Gulab Jamun

When it comes to Gulab Jamun, it is known as one of the universal desserts that almost every Indian loves! You may be wondering what is Gulab Jamun? Well, Gulab Jamuns are deep fried milk balls or Indian fried doughnuts. These deep-fried balls are then immersed in a warm, thick sugar syrup flavored with rose and cardamom. There are a lot of ready to make mixes available, but nothing comes close to making it at home from scratch.

Sweets and auspicious occasions go hand in hand in any family and so in ours! Till this day, I recall all my childhood memories of my mother making big batch of Gulab Jamun from scratch for special occasions, birthdays and gatherings. Gulab Jamun is one of our family favorite recipes! Whether it is a family get together or a festival, we LOVE it each time. Sometimes served as a sweet dish with dinner or with a scoop of ice cream as dessert.

Tips

  • Make sure to add little milk at time to make the dough. If dough is too soft, sticky, and moist, add more flour and if too dry add a little milk.
  • Make sure the dough is soft and crack free when you are making balls to get the perfect smooth, soft texture.
  • The best way to make crack free balls is to grease your palms with ghee.
  • If you see visible cracks, it is likely that your dough is dry and needs moisture to make it softer.
  • Make sure to fry in low-medium heat, to have them cooked throughout, otherwise the texture will be too doughy and uncooked on the inside.

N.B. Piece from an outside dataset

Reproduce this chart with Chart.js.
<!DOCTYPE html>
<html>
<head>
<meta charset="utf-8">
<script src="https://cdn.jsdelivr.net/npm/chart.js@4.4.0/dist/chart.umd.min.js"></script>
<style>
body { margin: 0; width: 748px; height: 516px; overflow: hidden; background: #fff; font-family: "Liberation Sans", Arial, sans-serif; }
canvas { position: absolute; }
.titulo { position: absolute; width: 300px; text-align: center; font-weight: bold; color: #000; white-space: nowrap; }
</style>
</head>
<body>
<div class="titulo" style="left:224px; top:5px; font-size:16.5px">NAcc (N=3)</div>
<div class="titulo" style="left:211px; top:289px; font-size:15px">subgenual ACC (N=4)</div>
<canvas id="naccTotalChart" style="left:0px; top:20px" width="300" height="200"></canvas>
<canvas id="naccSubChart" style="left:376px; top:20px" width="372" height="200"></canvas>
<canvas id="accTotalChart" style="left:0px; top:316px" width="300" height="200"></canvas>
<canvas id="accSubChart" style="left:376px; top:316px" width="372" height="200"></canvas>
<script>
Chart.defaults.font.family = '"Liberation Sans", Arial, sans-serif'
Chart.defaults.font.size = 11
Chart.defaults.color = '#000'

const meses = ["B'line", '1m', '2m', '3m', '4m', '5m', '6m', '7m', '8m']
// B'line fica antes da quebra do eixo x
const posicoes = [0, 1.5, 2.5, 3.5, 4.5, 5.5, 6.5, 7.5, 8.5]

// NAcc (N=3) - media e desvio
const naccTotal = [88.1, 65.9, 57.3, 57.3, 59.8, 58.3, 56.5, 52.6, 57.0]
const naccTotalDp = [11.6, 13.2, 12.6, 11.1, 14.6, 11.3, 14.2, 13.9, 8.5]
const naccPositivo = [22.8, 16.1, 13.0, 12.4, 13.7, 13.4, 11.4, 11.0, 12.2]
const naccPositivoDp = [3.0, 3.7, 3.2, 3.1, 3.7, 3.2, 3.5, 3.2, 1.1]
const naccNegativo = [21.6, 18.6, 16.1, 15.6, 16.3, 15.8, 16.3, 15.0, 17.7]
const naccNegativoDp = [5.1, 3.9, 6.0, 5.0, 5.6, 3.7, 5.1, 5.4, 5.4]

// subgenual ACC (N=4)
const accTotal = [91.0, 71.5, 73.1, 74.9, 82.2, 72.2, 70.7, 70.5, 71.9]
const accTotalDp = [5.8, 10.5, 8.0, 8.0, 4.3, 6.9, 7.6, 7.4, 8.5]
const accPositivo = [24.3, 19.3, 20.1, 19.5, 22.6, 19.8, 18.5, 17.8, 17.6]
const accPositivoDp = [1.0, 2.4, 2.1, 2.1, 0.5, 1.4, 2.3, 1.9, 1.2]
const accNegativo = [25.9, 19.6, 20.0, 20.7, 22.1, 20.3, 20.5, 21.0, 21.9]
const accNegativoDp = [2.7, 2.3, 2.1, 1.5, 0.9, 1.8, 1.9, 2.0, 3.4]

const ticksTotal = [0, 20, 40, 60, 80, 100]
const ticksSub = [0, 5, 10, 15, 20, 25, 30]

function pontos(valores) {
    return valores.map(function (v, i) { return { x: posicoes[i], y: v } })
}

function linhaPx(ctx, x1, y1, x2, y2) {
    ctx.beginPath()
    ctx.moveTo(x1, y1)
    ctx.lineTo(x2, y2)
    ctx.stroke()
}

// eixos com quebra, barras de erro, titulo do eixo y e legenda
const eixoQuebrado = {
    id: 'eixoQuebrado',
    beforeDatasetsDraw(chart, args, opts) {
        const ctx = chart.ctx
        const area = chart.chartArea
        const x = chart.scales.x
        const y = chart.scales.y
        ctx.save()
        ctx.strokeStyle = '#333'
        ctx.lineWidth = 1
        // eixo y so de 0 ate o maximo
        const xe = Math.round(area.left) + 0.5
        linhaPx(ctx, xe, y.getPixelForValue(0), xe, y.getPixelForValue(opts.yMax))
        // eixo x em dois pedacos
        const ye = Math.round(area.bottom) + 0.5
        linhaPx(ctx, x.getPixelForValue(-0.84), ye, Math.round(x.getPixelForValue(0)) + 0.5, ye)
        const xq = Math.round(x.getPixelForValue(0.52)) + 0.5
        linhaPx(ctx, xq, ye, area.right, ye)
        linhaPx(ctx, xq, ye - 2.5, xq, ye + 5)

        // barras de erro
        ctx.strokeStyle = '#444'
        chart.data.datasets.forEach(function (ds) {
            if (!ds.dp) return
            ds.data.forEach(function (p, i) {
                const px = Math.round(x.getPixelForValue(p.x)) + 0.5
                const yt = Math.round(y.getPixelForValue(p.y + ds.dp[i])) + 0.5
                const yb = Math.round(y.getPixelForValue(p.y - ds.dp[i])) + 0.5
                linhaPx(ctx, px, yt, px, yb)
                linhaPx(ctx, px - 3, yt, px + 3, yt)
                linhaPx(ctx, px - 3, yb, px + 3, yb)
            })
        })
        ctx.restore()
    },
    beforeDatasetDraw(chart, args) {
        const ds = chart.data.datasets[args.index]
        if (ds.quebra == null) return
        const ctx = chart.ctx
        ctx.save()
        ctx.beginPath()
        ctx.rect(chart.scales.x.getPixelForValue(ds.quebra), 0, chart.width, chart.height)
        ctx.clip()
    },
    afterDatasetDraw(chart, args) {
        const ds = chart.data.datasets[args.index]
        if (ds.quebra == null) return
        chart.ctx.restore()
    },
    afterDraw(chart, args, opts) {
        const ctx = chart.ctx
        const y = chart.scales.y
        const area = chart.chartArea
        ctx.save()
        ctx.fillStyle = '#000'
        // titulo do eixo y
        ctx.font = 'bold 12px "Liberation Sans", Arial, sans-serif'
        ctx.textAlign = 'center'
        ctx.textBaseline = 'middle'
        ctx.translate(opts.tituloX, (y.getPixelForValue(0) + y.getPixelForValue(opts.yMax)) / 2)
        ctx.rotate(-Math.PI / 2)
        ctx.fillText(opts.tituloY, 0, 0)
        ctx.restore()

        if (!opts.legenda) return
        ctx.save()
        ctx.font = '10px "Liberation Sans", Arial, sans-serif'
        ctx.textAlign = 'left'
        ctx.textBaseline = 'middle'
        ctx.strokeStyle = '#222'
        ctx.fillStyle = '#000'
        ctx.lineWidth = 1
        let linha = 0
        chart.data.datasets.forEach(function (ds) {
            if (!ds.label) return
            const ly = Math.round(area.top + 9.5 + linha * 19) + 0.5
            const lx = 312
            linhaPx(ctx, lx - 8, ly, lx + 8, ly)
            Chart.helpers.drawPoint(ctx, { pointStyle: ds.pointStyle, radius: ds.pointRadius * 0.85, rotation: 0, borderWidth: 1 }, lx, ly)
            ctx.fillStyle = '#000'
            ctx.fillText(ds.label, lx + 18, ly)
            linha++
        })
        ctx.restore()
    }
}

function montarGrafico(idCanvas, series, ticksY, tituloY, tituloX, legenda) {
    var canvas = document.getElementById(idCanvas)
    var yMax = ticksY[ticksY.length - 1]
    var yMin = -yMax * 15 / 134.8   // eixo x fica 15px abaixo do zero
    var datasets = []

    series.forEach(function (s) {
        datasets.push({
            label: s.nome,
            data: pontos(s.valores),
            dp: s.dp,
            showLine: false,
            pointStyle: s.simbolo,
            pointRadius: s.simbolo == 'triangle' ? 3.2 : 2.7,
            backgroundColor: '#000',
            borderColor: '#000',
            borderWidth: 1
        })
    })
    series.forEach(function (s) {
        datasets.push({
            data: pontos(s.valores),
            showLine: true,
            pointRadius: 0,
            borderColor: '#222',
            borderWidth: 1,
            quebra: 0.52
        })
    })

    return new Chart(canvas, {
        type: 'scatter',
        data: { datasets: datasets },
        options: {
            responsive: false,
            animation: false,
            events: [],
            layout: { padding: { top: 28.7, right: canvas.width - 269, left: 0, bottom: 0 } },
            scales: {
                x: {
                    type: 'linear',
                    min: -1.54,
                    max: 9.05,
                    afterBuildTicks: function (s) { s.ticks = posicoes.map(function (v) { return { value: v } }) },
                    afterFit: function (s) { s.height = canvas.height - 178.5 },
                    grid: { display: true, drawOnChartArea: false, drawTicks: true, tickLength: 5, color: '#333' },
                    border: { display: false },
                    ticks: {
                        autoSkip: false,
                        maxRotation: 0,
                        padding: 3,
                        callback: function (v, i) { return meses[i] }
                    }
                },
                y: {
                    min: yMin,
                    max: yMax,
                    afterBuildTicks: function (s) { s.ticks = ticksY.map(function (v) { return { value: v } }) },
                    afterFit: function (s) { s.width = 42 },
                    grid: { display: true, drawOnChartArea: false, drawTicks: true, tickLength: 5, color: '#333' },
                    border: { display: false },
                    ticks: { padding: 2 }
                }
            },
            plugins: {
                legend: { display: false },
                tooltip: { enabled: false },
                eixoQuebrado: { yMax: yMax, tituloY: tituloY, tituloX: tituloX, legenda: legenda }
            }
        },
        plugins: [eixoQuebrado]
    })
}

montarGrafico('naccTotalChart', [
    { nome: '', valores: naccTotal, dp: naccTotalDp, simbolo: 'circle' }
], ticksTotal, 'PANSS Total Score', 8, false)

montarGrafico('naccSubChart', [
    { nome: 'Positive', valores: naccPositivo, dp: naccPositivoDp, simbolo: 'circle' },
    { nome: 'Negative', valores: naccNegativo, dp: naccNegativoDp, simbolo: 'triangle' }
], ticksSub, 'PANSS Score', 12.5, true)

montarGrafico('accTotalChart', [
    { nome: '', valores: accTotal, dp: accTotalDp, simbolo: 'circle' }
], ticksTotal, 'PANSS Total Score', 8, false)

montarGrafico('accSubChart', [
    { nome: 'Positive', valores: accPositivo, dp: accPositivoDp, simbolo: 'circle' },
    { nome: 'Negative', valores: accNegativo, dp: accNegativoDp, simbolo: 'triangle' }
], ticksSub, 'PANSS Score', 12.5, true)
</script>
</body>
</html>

Anytime you want to make a dessert, you can’t go wrong with Gulab Jamun. It’s perfect dessert for every occasion. Hope you get inspired to make these for you friends and family!

Ingredients

For Gulab Jamun

1 ½ cup milk powder

4 tbsp all purpose flour

¾ tsp baking soda

½ cup milk

1 tsp ghee

Oil or ghee for deep frying

For sugar syrup

1 cups sugar

1 cup water

3 cardamom pods

1 tbsp rose water

1 tbsp lemon juice

For garnishing

Sliced pistachios or almonds

Method

For sugar syrup

In a wide deep pan, add 1 cup of water along with 1 ½ cup of sugar. Let it come to a boil, then add cardamom pods and rose water. Let it simmer for 5 minutes until sugar syrup is slightly sticky. Add 1 tbsp lemon juice to stop crystallization process and keep it aside.

For Gulab Jamun

In a large mixing bowl, add all the dry ingredients. Then add ghee, mix thoroughly until uniform. Slowly add milk little by little and knead well. Knead to a smooth and soft dough. Make small balls greasing ghee to hands. Make sure there are no cracks on balls, else there are chances of Gulab Jamun to break while frying. Heat ghee or oil on low flame and fry until Jamuns are golden brown, stirring frequently. Immediately, drop the hot Jamuns into hot sugar syrup. Cove the lid and rest for 1-2 hours. Gulab Jamuns will double in size and you can serve right away or keep in fridge to serve them cold.

Notes

You can keep them in the airtight container for 2 weeks in the refrigerator.